▶ What the exercise asks
Write out the full listing exactly as given, minus the images.

▶ Source material
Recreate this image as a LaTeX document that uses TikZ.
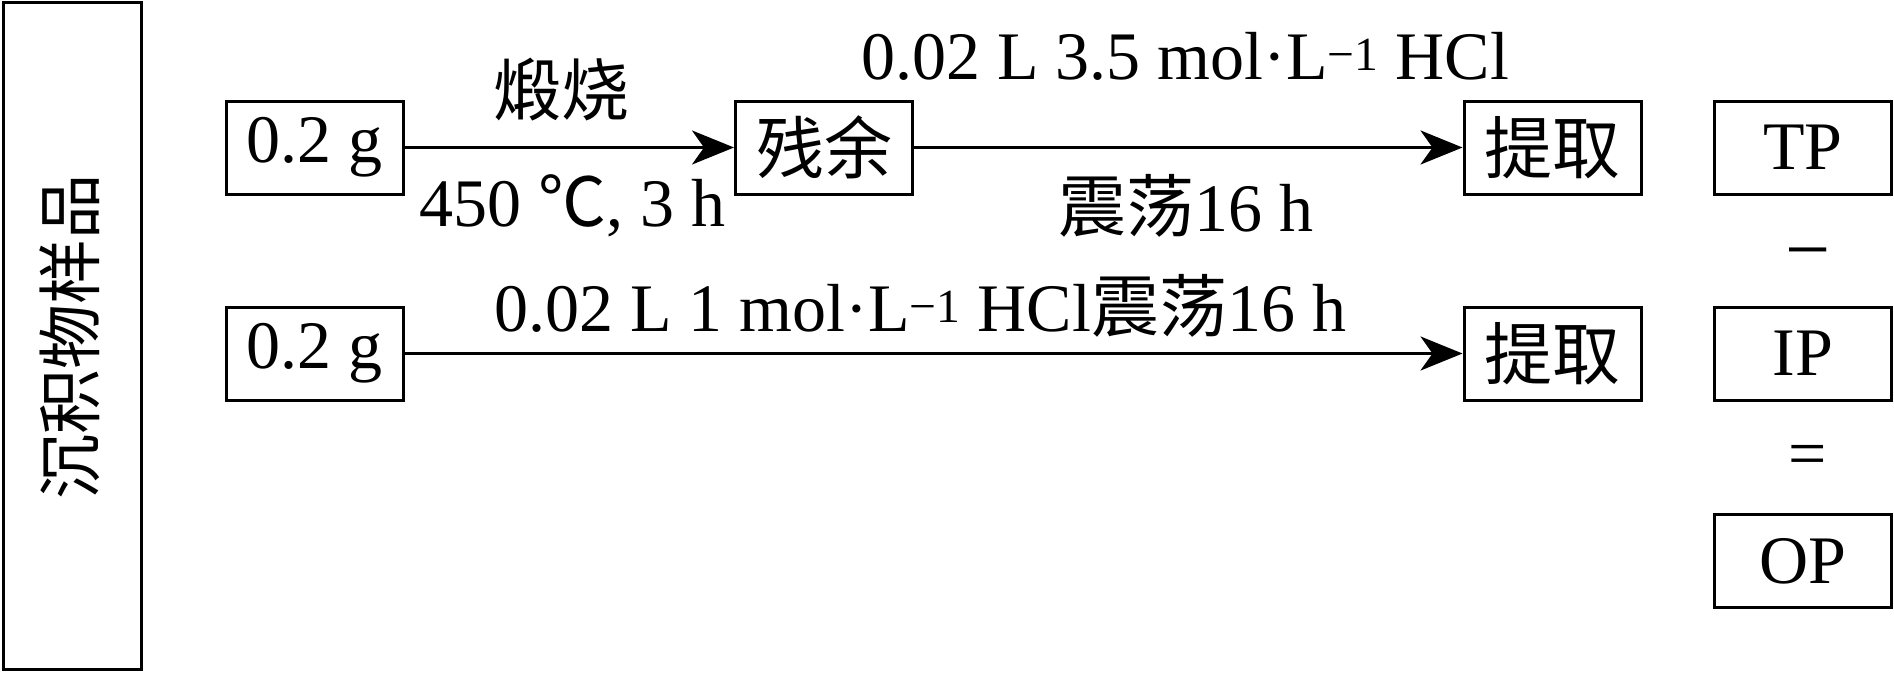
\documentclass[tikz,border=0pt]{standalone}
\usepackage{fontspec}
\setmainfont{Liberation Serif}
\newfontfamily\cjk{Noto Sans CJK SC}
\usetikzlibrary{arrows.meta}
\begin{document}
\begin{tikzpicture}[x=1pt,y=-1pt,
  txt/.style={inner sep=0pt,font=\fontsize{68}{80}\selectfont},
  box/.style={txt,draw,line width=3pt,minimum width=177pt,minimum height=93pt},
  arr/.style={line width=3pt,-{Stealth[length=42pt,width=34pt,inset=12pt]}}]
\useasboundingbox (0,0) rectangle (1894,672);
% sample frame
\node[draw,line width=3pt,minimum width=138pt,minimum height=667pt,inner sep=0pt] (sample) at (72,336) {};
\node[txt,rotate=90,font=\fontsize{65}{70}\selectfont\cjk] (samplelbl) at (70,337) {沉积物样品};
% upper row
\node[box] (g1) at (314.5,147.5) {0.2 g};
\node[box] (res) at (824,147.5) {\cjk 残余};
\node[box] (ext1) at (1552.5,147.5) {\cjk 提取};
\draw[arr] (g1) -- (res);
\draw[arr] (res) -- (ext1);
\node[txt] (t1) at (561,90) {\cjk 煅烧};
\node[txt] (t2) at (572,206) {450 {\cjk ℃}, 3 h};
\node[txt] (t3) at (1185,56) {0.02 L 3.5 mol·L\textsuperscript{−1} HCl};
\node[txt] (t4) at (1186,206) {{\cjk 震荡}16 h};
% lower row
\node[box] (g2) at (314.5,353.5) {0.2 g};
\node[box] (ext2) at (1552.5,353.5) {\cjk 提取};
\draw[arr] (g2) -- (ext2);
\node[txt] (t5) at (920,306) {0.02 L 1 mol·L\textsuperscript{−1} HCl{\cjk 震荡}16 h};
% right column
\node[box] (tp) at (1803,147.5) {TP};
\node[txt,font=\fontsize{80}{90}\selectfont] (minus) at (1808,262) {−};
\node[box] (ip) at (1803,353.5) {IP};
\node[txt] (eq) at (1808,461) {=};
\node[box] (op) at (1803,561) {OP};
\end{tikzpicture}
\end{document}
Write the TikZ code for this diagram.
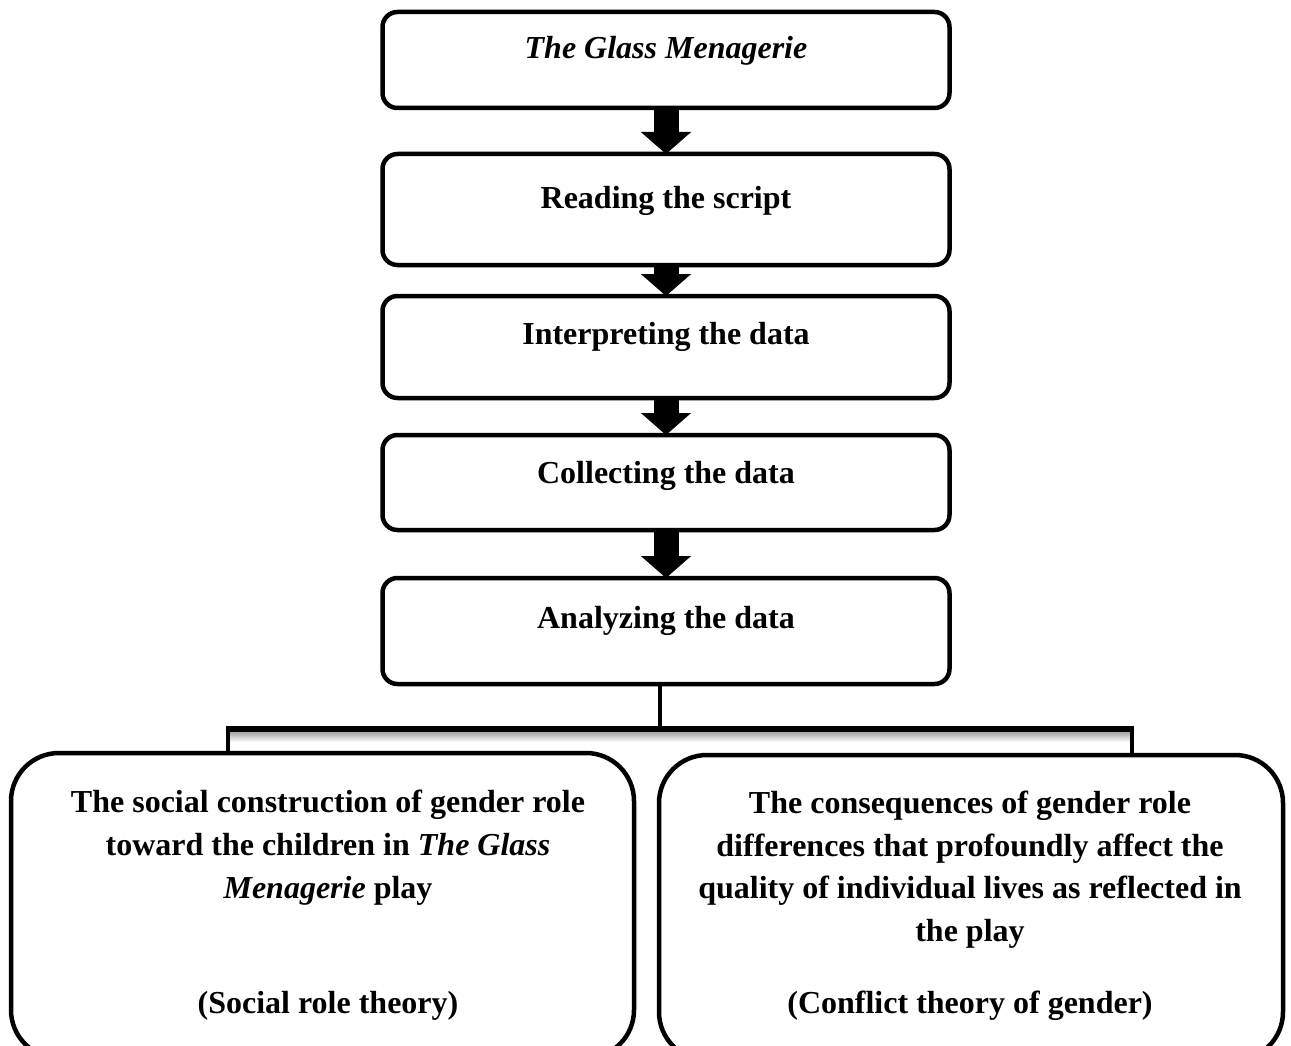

▶ Problem solution
Recreate this image as a LaTeX document that uses TikZ.
\documentclass[tikz,border=0pt]{standalone}
\usepackage{fontspec}
\setmainfont{Liberation Serif}
\newfontfamily\cjk{Noto Sans CJK SC}
\usetikzlibrary{arrows.meta}
\begin{document}
\begin{tikzpicture}[x=1pt,y=-1pt,
  txt/.style={inner sep=0pt,font=\fontsize{68}{80}\selectfont},
  box/.style={txt,draw,line width=3pt,minimum width=177pt,minimum height=93pt},
  arr/.style={line width=3pt,-{Stealth[length=42pt,width=34pt,inset=12pt]}}]
\useasboundingbox (0,0) rectangle (1894,672);
% sample frame
\node[draw,line width=3pt,minimum width=138pt,minimum height=667pt,inner sep=0pt] (sample) at (72,336) {};
\node[txt,rotate=90,font=\fontsize{65}{70}\selectfont\cjk] (samplelbl) at (70,337) {沉积物样品};
% upper row
\node[box] (g1) at (314.5,147.5) {0.2 g};
\node[box] (res) at (824,147.5) {\cjk 残余};
\node[box] (ext1) at (1552.5,147.5) {\cjk 提取};
\draw[arr] (g1) -- (res);
\draw[arr] (res) -- (ext1);
\node[txt] (t1) at (561,90) {\cjk 煅烧};
\node[txt] (t2) at (572,206) {450 {\cjk ℃}, 3 h};
\node[txt] (t3) at (1185,56) {0.02 L 3.5 mol·L\textsuperscript{−1} HCl};
\node[txt] (t4) at (1186,206) {{\cjk 震荡}16 h};
% lower row
\node[box] (g2) at (314.5,353.5) {0.2 g};
\node[box] (ext2) at (1552.5,353.5) {\cjk 提取};
\draw[arr] (g2) -- (ext2);
\node[txt] (t5) at (920,306) {0.02 L 1 mol·L\textsuperscript{−1} HCl{\cjk 震荡}16 h};
% right column
\node[box] (tp) at (1803,147.5) {TP};
\node[txt,font=\fontsize{80}{90}\selectfont] (minus) at (1808,262) {−};
\node[box] (ip) at (1803,353.5) {IP};
\node[txt] (eq) at (1808,461) {=};
\node[box] (op) at (1803,561) {OP};
\end{tikzpicture}
\end{document}
Write the TikZ code for this diagram.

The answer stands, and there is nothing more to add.